The crew lost no time and began preparations to sail away in hopes of finding a safer anchorage but the whims of Mother Nature are fickle. Just as they started to sail away the wind died and they were forced to remain at their precarious anchorage.

As a precaution, additional anchors were dropped and the two cannons were removed from their mounts and placed in the hold to act as ballast. A message was also sent to Lee, the chief Korean magistrate, to visit the ship the following morning.

MacDonald and some of the men spent the rest of the day in a sampan (small boat) surveying the precipitous bluff of the nearby island. They were enthralled by the numerous lofty caverns that perforated the cliff and provided shelter for myriads of seabirds.

“These were very tame and many flew around us making much noise being disturbed by our unusual appearance, or perhaps in their own way demanding satisfaction for the loss of certain of their kindred, whose career had been shortened by powder and lead on the previous day.”

Again, at dusk, the wind began to blow – this time from the west – accompanied with a driving rain.

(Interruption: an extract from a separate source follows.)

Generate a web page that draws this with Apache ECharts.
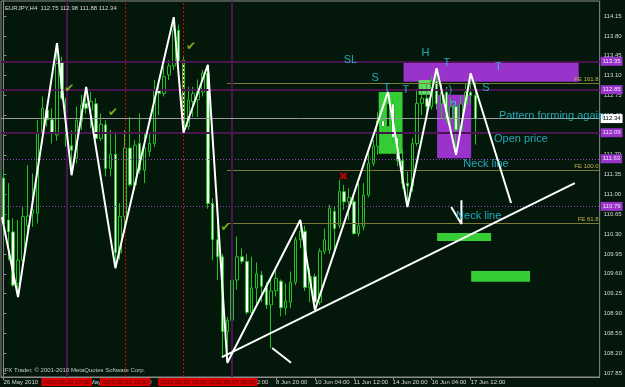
<!DOCTYPE html>
<html>
<head>
<meta charset="utf-8">
<script src="https://cdn.jsdelivr.net/npm/echarts@6/dist/echarts.min.js"></script>
<style>
  html, body { margin: 0; padding: 0; background: #03180b; }
  #main { width: 625px; height: 387px; }
</style>
</head>
<body>
<div id="main"></div>
<script>
(function () {
  // EURJPY H4, 26 May 2010 12:00 .. 17 Jun 2010 16:00 (98 bars), then empty shift area
  const slotCount = 123;

  const opens = [111.29, 110.55, 110.34, 109.43, 109.84, 110.45, 110.67, 110.67, 112.08, 112.49,
    112.32, 112.05, 113.34, 112.70, 111.86, 111.64, 112.29, 112.61, 112.49, 112.60,
    111.99, 112.23, 111.46, 111.71, 109.97, 110.61, 111.82, 111.17, 111.90, 111.43,
    111.76, 111.90, 112.84, 112.78, 113.11, 113.27, 113.90, 113.37, 112.20, 112.64,
    112.67, 112.81, 113.14, 110.84, 110.20, 109.90, 108.58, 108.78, 109.49, 109.90,
    109.82, 108.92, 109.35, 109.58, 109.38, 109.05, 109.30, 109.47, 109.00, 109.10,
    109.45, 110.20, 110.35, 109.36, 109.55, 109.10, 110.00, 110.02, 110.70, 110.45,
    111.05, 110.87, 110.87, 110.31, 110.43, 110.99, 111.55, 111.85, 112.30, 112.20,
    112.60, 112.00, 111.60, 111.20, 111.15, 111.90, 112.61, 112.70, 112.55, 113.00,
    112.60, 112.80, 112.35, 112.55, 112.14, 112.60, 112.80, 112.75];
  const closes = [110.49, 110.34, 109.40, 109.84, 110.61, 110.62, 110.73, 112.08, 112.52, 112.32,
    112.08, 113.31, 112.70, 111.85, 111.78, 112.31, 112.58, 112.52, 112.64, 111.99,
    112.24, 111.46, 111.71, 109.97, 110.61, 111.82, 111.17, 111.87, 111.43, 111.82,
    111.90, 112.84, 112.78, 113.08, 113.27, 113.90, 113.35, 112.20, 112.67, 112.78,
    112.81, 113.14, 110.84, 110.20, 109.90, 108.58, 108.78, 109.49, 109.90, 109.82,
    108.92, 109.35, 109.60, 109.38, 109.05, 109.30, 109.52, 109.00, 109.12, 109.45,
    110.20, 110.35, 109.36, 109.55, 109.10, 110.00, 110.20, 110.76, 110.40, 111.05,
    110.87, 110.95, 110.31, 110.45, 110.99, 111.55, 111.85, 112.30, 112.20, 112.60,
    112.00, 111.60, 111.20, 111.15, 111.90, 112.61, 112.70, 112.55, 113.00, 112.60,
    112.80, 112.35, 112.55, 112.14, 112.60, 112.80, 112.75, 112.34];
  const lows = [110.37, 109.84, 109.37, 109.19, 109.81, 110.37, 110.43, 110.49, 111.90, 112.20,
    111.90, 111.95, 112.67, 111.79, 111.34, 111.55, 112.14, 112.43, 112.17, 111.96,
    111.94, 111.32, 111.32, 109.70, 109.85, 110.37, 111.14, 111.08, 111.37, 111.20,
    111.67, 111.84, 112.40, 112.73, 113.02, 113.20, 113.30, 112.08, 112.14, 112.37,
    112.37, 112.73, 110.75, 109.84, 109.49, 108.14, 108.02, 108.25, 109.32, 109.78,
    108.88, 108.85, 109.05, 109.10, 108.98, 108.29, 109.20, 108.85, 108.87, 108.99,
    109.40, 110.05, 109.30, 109.10, 108.96, 109.05, 109.95, 109.95, 110.02, 110.40,
    110.73, 110.55, 110.29, 110.26, 110.37, 110.95, 111.50, 111.70, 112.00, 112.10,
    111.90, 111.50, 111.10, 110.78, 111.05, 111.85, 112.40, 112.35, 112.50, 112.50,
    112.35, 112.25, 112.10, 111.70, 112.05, 112.50, 112.60, 111.88];
  const highs = [111.43, 111.20, 110.58, 110.55, 110.79, 111.52, 111.37, 112.31, 112.73, 112.55,
    112.52, 113.67, 113.43, 112.76, 112.13, 112.55, 112.76, 112.90, 112.81, 112.70,
    112.43, 112.31, 112.14, 112.11, 110.85, 112.14, 112.37, 111.96, 112.43, 112.08,
    112.08, 113.02, 113.02, 113.26, 113.37, 114.13, 114.00, 113.45, 112.90, 112.90,
    113.03, 113.20, 113.29, 110.93, 110.67, 109.95, 108.84, 109.55, 110.26, 110.05,
    109.95, 109.90, 109.80, 109.65, 109.45, 109.55, 109.70, 109.50, 109.43, 109.64,
    110.25, 110.55, 110.45, 109.70, 109.60, 110.05, 110.40, 110.82, 110.79, 111.26,
    111.17, 111.11, 110.96, 111.20, 111.20, 111.73, 111.96, 112.45, 112.60, 112.81,
    112.70, 112.20, 111.80, 111.40, 112.00, 112.84, 112.90, 112.95, 113.10, 113.23,
    112.95, 112.90, 112.70, 112.65, 112.75, 112.95, 113.14, 112.98];

  // bottom time axis
  const xTickBars = [0, 8, 16, 24, 32, 40, 48, 56, 64, 72, 80, 88, 96];
  const xTickLabels = ['26 May 2010', '27 May 20:00', '31 May 04:00', '1 Jun 12:00', '2 Jun 20:00',
    '4 Jun 04:00', '7 Jun 12:00', '8 Jun 20:00', '10 Jun 04:00', '11 Jun 12:00',
    '14 Jun 20:00', '16 Jun 04:00', '17 Jun 12:00'];

  // right price scale
  const yMin = 107.779, yMax = 114.415;
  const yTicks = [107.85, 108.20, 108.55, 108.90, 109.25, 109.60, 109.95, 110.30, 110.65,
    111.00, 111.35, 111.70, 112.05, 112.40, 112.75, 113.10, 113.45, 113.80, 114.15];

  // zigzag drawn over the bars
  const zigBars = [-0.3, 3, 11, 14, 17, 23, 35, 37, 42, 46, 61, 64, 79, 83, 89, 93, 96, 104.3];
  const zigPrices = [110.60, 109.19, 113.67, 111.34, 112.90, 109.70, 114.13, 112.09, 113.29,
    108.03, 110.55, 108.96, 112.81, 110.78, 113.23, 111.70, 113.14, 110.85];

  // trend line and small hand-drawn strokes
  const trendBars = [44.9, 117.4];
  const trendPrices = [108.13, 111.20];
  const strokeBars = [[55.2, 59.1], [92.0, 94.1, 94.1]];
  const strokePrices = [[108.29, 108.03], [110.78, 110.48, 110.90]];

  // rectangles
  const rectBars = [[82.2, 118.2], [89.1, 96.1], [77.1, 82.0], [85.3, 88.1], [89.1, 100.2], [96.1, 108.2]];
  const rectPrices = [[113.34, 112.99], [112.76, 111.64], [112.81, 111.72], [113.02, 112.76],
    [110.32, 110.18], [109.65, 109.46]];
  const rectKinds = ['purple', 'purple', 'green', 'pale', 'green', 'green'];

  // horizontal levels
  const solidLevels = [113.35, 112.85, 112.09];
  const dottedLevels = [111.63, 110.79];
  const bidLevel = 112.34;
  const feLevels = [112.968, 111.433, 110.497];
  const feNames = ['FE 161.8', 'FE 100.0', 'FE 61.8'];
  const feStartBar = 45.96;

  // vertical lines
  const vBars = [13, 25, 37, 47];
  const vNames = ['2010.05.28 16:00', '2010.06.01 16:00', '2010.06.03 16:00', '2010.06.07 08:00'];
  const vKinds = ['solid', 'dotted', 'dotted', 'solid'];

  // text notes
  const noteText = ['SL', 'S', 'T', 'T', 'H', 'T', 'T', 'S', ':)', '?'];
  const noteBars = [69.9, 75.6, 78.1, 82.0, 85.9, 90.4, 101.0, 98.4, 90.8, 91.8];
  const notePrices = [113.374, 113.06, 112.88, 112.845, 113.497, 113.321, 113.25, 112.88, 112.845, 112.56];
  const commentText = ['Pattern forming again', 'Open price', 'Neck line', 'Neck line'];
  const commentBars = [101.8, 100.8, 94.5, 93.0];
  const commentPrices = [112.385, 111.98, 111.54, 110.62];
  const checkBars = [12.5, 21.5, 37.5, 44.6];
  const checkPrices = [112.862, 112.44, 113.60, 110.41];
  const crossBars = [68.9];
  const crossPrices = [111.31];

  const bg = '#03180b';
  const gray = '#8c8c8c';
  const cyan = '#2ccbe4';
  const purple = '#9933cc';
  const darkPurple = '#4a1450';
  const small = 'Liberation Sans, Arial, sans-serif';

  const myChart = echarts.init(document.getElementById('main'));

  const candleData = opens.map((o, i) => [o, closes[i], lows[i], highs[i]]);
  const xCats = Array.from({ length: slotCount }, (_, i) => String(i));
  const tickAt = new Map(xTickBars.map((b, i) => [b, xTickLabels[i]]));
  const showTick = (i) => tickAt.has(i);

  const rectColor = { purple: purple, green: '#36cc36', pale: '#66d866' };
  const areaData = rectBars.map((b, i) => [
    { coord: [b[0], rectPrices[i][0]], itemStyle: { color: rectColor[rectKinds[i]] } },
    { coord: [b[1], rectPrices[i][1]] }
  ]);

  const boxLabel = (text, fill, ink) => ({
    show: true, position: 'end', formatter: text, backgroundColor: fill, color: ink,
    fontSize: 6, fontFamily: small, padding: [2, 2, 1, 2], distance: 1
  });

  const levelLines = [];
  solidLevels.forEach((p) => levelLines.push({
    yAxis: p, lineStyle: { color: darkPurple, width: 2, type: 'solid' },
    label: boxLabel(p.toFixed(2), purple, '#f2e4f6')
  }));
  dottedLevels.forEach((p) => levelLines.push({
    yAxis: p, lineStyle: { color: '#a040c8', width: 1, type: [1, 2] },
    label: boxLabel(p.toFixed(2), purple, '#f2e4f6')
  }));
  feLevels.forEach((p, i) => levelLines.push([
    { coord: [feStartBar, p], lineStyle: { color: '#7d7a35', width: 1, type: 'solid' },
      label: { show: true, position: 'insideEndTop', formatter: feNames[i], color: '#c8b44c',
        fontSize: 6, fontFamily: small, distance: 1 } },
    { coord: [slotCount - 0.5, p] }
  ]));
  vBars.forEach((b, i) => levelLines.push({
    xAxis: b,
    lineStyle: vKinds[i] === 'solid'
      ? { color: darkPurple, width: 2, type: 'solid' }
      : { color: '#e00000', width: 1, type: [2, 2] },
    label: { show: true, position: 'start', formatter: vNames[i], backgroundColor: '#d80000',
      color: '#5a0000', fontSize: 6, fontFamily: small, padding: [1, 2, 1, 2], distance: 1 }
  }));

  const pts = (bars, prices, names) => bars.map((b, i) => ({ value: [b, prices[i]], name: names ? names[i] : '' }));

  const textSeries = (data, size, color, family, z, weight) => ({
    type: 'scatter', xAxisIndex: 1, data: data, symbolSize: 0, z: z, silent: true,
    label: { show: true, position: 'right', distance: 0, formatter: '{b}', color: color,
      fontSize: size, fontFamily: family, fontWeight: weight || 'normal' }
  });

  const option = {
    backgroundColor: bg,
    animation: false,
    title: [
      { text: 'EURJPY,H4  112.75 112.98 111.88 112.34', left: 5, top: 5, padding: 0,
        textStyle: { color: '#d8d8d8', fontSize: 6, fontWeight: 'normal', fontFamily: small } },
      { text: 'IFX Trader, \u00a9 2001-2010 MetaQuotes Software Corp.', left: 3, top: 367, padding: 0,
        textStyle: { color: '#c8c8c8', fontSize: 6, fontWeight: 'normal', fontFamily: small } }
    ],
    grid: { left: 1, top: 1, width: 601, height: 376, show: true, borderColor: gray, borderWidth: 1 },
    xAxis: [
      { type: 'category', data: xCats, boundaryGap: true,
        axisLine: { show: true, lineStyle: { color: gray } },
        axisTick: { show: true, interval: showTick, alignWithLabel: true, length: 3, lineStyle: { color: gray } },
        axisLabel: { interval: showTick, formatter: (v, i) => tickAt.get(i) || '', align: 'left',
          color: '#d8d8d8', fontSize: 6, fontFamily: small, margin: 2 },
        splitLine: { show: false } },
      { type: 'value', min: -0.5, max: slotCount - 0.5, show: false }
    ],
    yAxis: {
      type: 'value', position: 'right', min: yMin, max: yMax, scale: true,
      splitLine: { show: false },
      axisLine: { show: true, lineStyle: { color: gray } },
      axisTick: { show: true, customValues: yTicks, length: 3, lineStyle: { color: gray } },
      axisLabel: { customValues: yTicks, formatter: (v) => v.toFixed(2), color: '#d8d8d8',
        fontSize: 6, fontFamily: small, margin: 4 }
    },
    series: [
      { type: 'scatter', xAxisIndex: 1, data: [], z: 1, silent: true,
        markArea: { silent: true, data: areaData } },
      { type: 'line', xAxisIndex: 1, data: [], z: 2, silent: true,
        markLine: { silent: true, symbol: ['none', 'none'], data: levelLines } },
      { type: 'candlestick', xAxisIndex: 0, data: candleData, z: 3, barWidth: 3,
        itemStyle: { color: bg, color0: '#ffffff', borderColor: '#22c022', borderColor0: '#22c022', borderWidth: 1 } },
      { type: 'line', xAxisIndex: 1, data: zigBars.map((b, i) => [b, zigPrices[i]]), z: 5,
        symbol: 'none', lineStyle: { color: '#ffffff', width: 2 } },
      { type: 'line', xAxisIndex: 1, data: trendBars.map((b, i) => [b, trendPrices[i]]), z: 5,
        symbol: 'none', lineStyle: { color: '#ffffff', width: 2 } },
      ...strokeBars.map((bars, k) => ({
        type: 'line', xAxisIndex: 1, data: bars.map((b, i) => [b, strokePrices[k][i]]), z: 5,
        symbol: 'none', lineStyle: { color: '#ffffff', width: 2 }
      })),
      textSeries(pts(noteBars, notePrices, noteText), 11, cyan, small, 6),
      textSeries(pts(commentBars, commentPrices, commentText), 11, cyan, small, 6),
      textSeries(pts(checkBars, checkPrices, checkBars.map(() => '\u2714')), 12, '#9ccf1c', 'DejaVu Sans', 6),
      textSeries(pts(crossBars, crossPrices, ['\u2716']), 11, '#e00000', 'DejaVu Sans', 6),
      { type: 'line', xAxisIndex: 1, data: [], z: 10, silent: true,
        markLine: { silent: true, symbol: ['none', 'none'], data: [{
          yAxis: bidLevel, lineStyle: { color: '#9a9a9a', width: 1, type: 'solid' },
          label: boxLabel(bidLevel.toFixed(2), '#ffffff', '#000000')
        }] } }
    ]
  };

  myChart.setOption(option);
})();
</script>
</body>
</html>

“That night was an anxious one for our party and few on board went to sleep. Below, the creaking and groaning of the bulkheads with the horrid beating and rocking noise of the helm banished all peace: above, the wind and rain howled and beat hard, while the swelling seas would now and again curl their white crests as we rose upon them, and rolling past spend their fury on the rocks … the violence and rapidity with which we plunged and rolled exceeded anything I ever before experienced.”

Once again, the storm was short-lived and by morning the wind faded leaving only a tempestuous sea. Sometime in the late morning, Lee and several Korean officials approached in a large Korean boat but, because of the dangerous state of the sea, were forbidden to come alongside. Instead, the lorcha’s sampan was sent to them and the visiting Korean dignitaries had to be literally “bundled on board” and transported to the lorcha.

It was a visit the Koreans would soon regret.

Eribus (Erebus), whose name means darkness of shadow, was the son of the god Chaos. According to some legends, Erebus was the part of Hades in which the newly-dead had to pass.